— Start of Entries shown —

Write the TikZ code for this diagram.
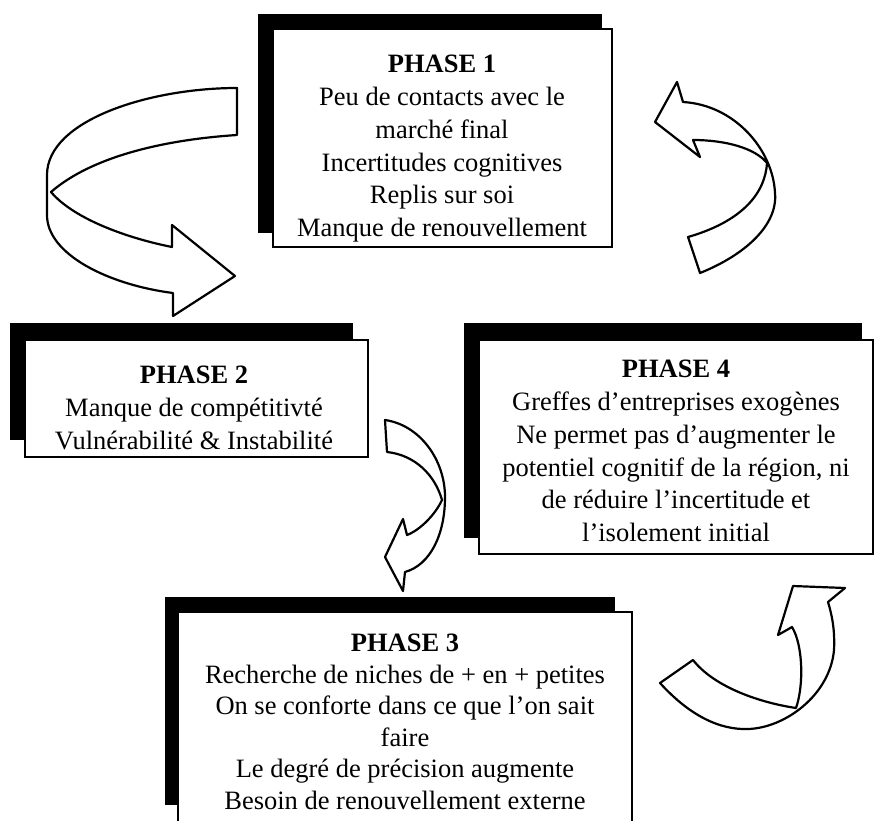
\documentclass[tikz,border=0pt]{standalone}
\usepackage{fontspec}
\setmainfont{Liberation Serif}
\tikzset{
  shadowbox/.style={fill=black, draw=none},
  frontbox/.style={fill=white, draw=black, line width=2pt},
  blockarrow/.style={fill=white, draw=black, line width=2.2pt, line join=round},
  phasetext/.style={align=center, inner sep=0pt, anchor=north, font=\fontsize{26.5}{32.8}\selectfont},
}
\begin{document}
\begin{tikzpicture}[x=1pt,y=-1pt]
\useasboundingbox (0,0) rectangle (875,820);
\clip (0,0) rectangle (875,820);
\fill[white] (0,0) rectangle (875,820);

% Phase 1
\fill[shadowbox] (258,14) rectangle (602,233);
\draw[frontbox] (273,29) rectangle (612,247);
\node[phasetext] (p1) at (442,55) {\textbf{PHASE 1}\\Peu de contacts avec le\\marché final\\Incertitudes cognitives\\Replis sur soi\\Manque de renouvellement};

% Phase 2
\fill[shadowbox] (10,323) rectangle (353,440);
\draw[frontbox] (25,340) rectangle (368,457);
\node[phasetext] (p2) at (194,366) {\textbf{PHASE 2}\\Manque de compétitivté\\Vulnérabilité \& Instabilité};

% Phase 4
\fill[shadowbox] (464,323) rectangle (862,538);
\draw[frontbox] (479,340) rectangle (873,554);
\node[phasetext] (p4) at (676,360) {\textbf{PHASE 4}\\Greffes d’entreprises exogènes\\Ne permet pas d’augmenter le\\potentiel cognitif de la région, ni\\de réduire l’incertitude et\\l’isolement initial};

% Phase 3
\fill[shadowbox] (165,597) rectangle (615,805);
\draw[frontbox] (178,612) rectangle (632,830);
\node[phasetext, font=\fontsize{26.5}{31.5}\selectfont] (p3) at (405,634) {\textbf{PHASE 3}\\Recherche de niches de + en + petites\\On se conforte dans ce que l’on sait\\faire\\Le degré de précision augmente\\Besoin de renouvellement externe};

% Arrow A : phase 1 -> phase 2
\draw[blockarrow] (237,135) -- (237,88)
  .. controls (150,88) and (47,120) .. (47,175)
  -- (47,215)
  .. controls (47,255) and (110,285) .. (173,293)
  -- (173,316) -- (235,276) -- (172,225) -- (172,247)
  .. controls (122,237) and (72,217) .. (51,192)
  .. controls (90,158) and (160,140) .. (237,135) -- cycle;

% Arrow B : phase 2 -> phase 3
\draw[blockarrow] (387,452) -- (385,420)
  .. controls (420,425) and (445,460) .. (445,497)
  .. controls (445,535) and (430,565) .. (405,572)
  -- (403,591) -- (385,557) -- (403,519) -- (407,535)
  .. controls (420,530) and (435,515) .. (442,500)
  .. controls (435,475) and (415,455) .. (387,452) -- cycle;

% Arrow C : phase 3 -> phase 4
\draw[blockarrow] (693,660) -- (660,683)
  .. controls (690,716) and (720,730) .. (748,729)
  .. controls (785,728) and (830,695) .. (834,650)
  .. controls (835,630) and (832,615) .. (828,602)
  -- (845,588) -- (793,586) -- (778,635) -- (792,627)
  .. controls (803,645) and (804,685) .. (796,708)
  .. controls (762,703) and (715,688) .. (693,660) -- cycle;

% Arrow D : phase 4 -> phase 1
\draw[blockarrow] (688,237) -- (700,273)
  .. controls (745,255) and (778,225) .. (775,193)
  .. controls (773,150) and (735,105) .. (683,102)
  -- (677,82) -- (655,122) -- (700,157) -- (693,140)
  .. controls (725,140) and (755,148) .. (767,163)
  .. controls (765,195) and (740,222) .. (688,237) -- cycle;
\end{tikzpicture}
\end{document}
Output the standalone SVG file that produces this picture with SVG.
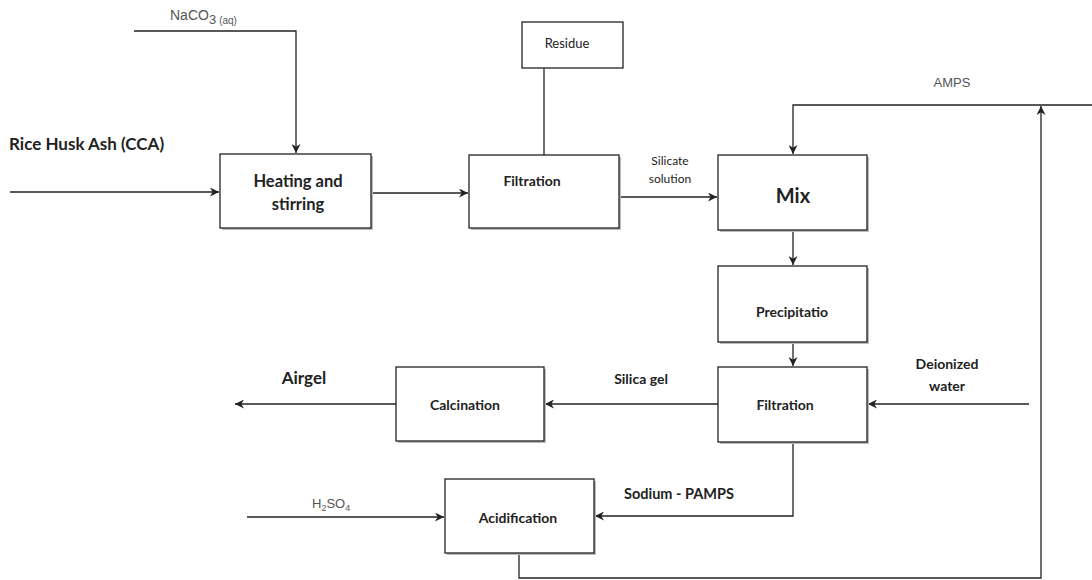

— End of Entries shown —

[The exercise] Reproduce each line exactly as it appears, omitting the pictures.

[Correct result]
Write the TikZ code for this diagram.
\documentclass[tikz,border=0pt]{standalone}
\usepackage{fontspec}
\setmainfont{Liberation Serif}
\tikzset{
  shadowbox/.style={fill=black, draw=none},
  frontbox/.style={fill=white, draw=black, line width=2pt},
  blockarrow/.style={fill=white, draw=black, line width=2.2pt, line join=round},
  phasetext/.style={align=center, inner sep=0pt, anchor=north, font=\fontsize{26.5}{32.8}\selectfont},
}
\begin{document}
\begin{tikzpicture}[x=1pt,y=-1pt]
\useasboundingbox (0,0) rectangle (875,820);
\clip (0,0) rectangle (875,820);
\fill[white] (0,0) rectangle (875,820);

% Phase 1
\fill[shadowbox] (258,14) rectangle (602,233);
\draw[frontbox] (273,29) rectangle (612,247);
\node[phasetext] (p1) at (442,55) {\textbf{PHASE 1}\\Peu de contacts avec le\\marché final\\Incertitudes cognitives\\Replis sur soi\\Manque de renouvellement};

% Phase 2
\fill[shadowbox] (10,323) rectangle (353,440);
\draw[frontbox] (25,340) rectangle (368,457);
\node[phasetext] (p2) at (194,366) {\textbf{PHASE 2}\\Manque de compétitivté\\Vulnérabilité \& Instabilité};

% Phase 4
\fill[shadowbox] (464,323) rectangle (862,538);
\draw[frontbox] (479,340) rectangle (873,554);
\node[phasetext] (p4) at (676,360) {\textbf{PHASE 4}\\Greffes d’entreprises exogènes\\Ne permet pas d’augmenter le\\potentiel cognitif de la région, ni\\de réduire l’incertitude et\\l’isolement initial};

% Phase 3
\fill[shadowbox] (165,597) rectangle (615,805);
\draw[frontbox] (178,612) rectangle (632,830);
\node[phasetext, font=\fontsize{26.5}{31.5}\selectfont] (p3) at (405,634) {\textbf{PHASE 3}\\Recherche de niches de + en + petites\\On se conforte dans ce que l’on sait\\faire\\Le degré de précision augmente\\Besoin de renouvellement externe};

% Arrow A : phase 1 -> phase 2
\draw[blockarrow] (237,135) -- (237,88)
  .. controls (150,88) and (47,120) .. (47,175)
  -- (47,215)
  .. controls (47,255) and (110,285) .. (173,293)
  -- (173,316) -- (235,276) -- (172,225) -- (172,247)
  .. controls (122,237) and (72,217) .. (51,192)
  .. controls (90,158) and (160,140) .. (237,135) -- cycle;

% Arrow B : phase 2 -> phase 3
\draw[blockarrow] (387,452) -- (385,420)
  .. controls (420,425) and (445,460) .. (445,497)
  .. controls (445,535) and (430,565) .. (405,572)
  -- (403,591) -- (385,557) -- (403,519) -- (407,535)
  .. controls (420,530) and (435,515) .. (442,500)
  .. controls (435,475) and (415,455) .. (387,452) -- cycle;

% Arrow C : phase 3 -> phase 4
\draw[blockarrow] (693,660) -- (660,683)
  .. controls (690,716) and (720,730) .. (748,729)
  .. controls (785,728) and (830,695) .. (834,650)
  .. controls (835,630) and (832,615) .. (828,602)
  -- (845,588) -- (793,586) -- (778,635) -- (792,627)
  .. controls (803,645) and (804,685) .. (796,708)
  .. controls (762,703) and (715,688) .. (693,660) -- cycle;

% Arrow D : phase 4 -> phase 1
\draw[blockarrow] (688,237) -- (700,273)
  .. controls (745,255) and (778,225) .. (775,193)
  .. controls (773,150) and (735,105) .. (683,102)
  -- (677,82) -- (655,122) -- (700,157) -- (693,140)
  .. controls (725,140) and (755,148) .. (767,163)
  .. controls (765,195) and (740,222) .. (688,237) -- cycle;
\end{tikzpicture}
\end{document}
Output the standalone SVG file that produces this picture with SVG.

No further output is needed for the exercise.